The crisis was due to an unprecedented energy shortage. Cuba lost between 25,000 and 35,000 daily barrels of Venezuelan oil, Mexico suspended its shipments on January 9, 2026, due to potential U.S. sanctions, and the Russian supply was insufficient, with only 100,000 tons of crude donated arriving on March 31, covering one-third of the monthly demand.
Nationally, out of a fleet of 558 interprovincial buses, only 219 were operational in December 2025, less than 40% of the total capacity.
In Matanzas, the situation was equally critical: out of 129 buses available, only 63 were operational in September 2025, barely 48.8%.
Bernal Villena also reported that daily bus service between Matanzas and Havana will resume from the Railway Terminal, for which improvements are being made to the facility: water supply, access road, and street lighting.
The transfer of interprovincial services to that station — known as "La Jaiba" — is due, according to the director, to "serious misconduct reported in the passenger service facilities near the interprovincial bus terminal and the lack of conditions to serve travelers and for the work of the ticket agents."
Meanwhile, the original bus terminal in the Pueblo Nuevo neighborhood remains unrepaired due to the economic conditions the country is facing, which has prompted frequent complaints from the residents.
Citizens are reporting the remoteness of the Train Station where interprovincial services are now located, as well as the lack of facilities and safety at that location.
The problem is not exclusive to Matanzas.
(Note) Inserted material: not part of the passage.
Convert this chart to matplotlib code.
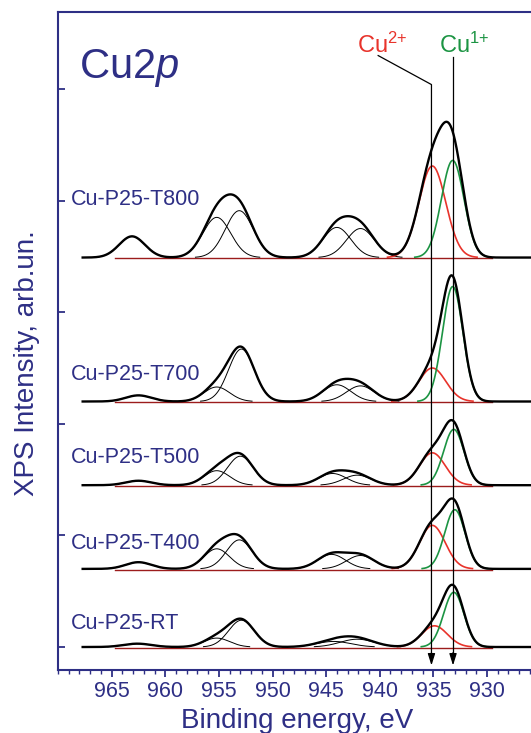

In February 2026, Granma, Las Tunas, Camagüey, and Holguín suspended their interprovincial services due to the same fuel crisis, leaving thousands of passengers stranded at terminals across the country.
Bernal Villena stated that "they continue to assess the situation and search for locations to bring the service closer to the population," a sign that a definitive solution to the transportation collapse in Matanzas remains without a specific timeline.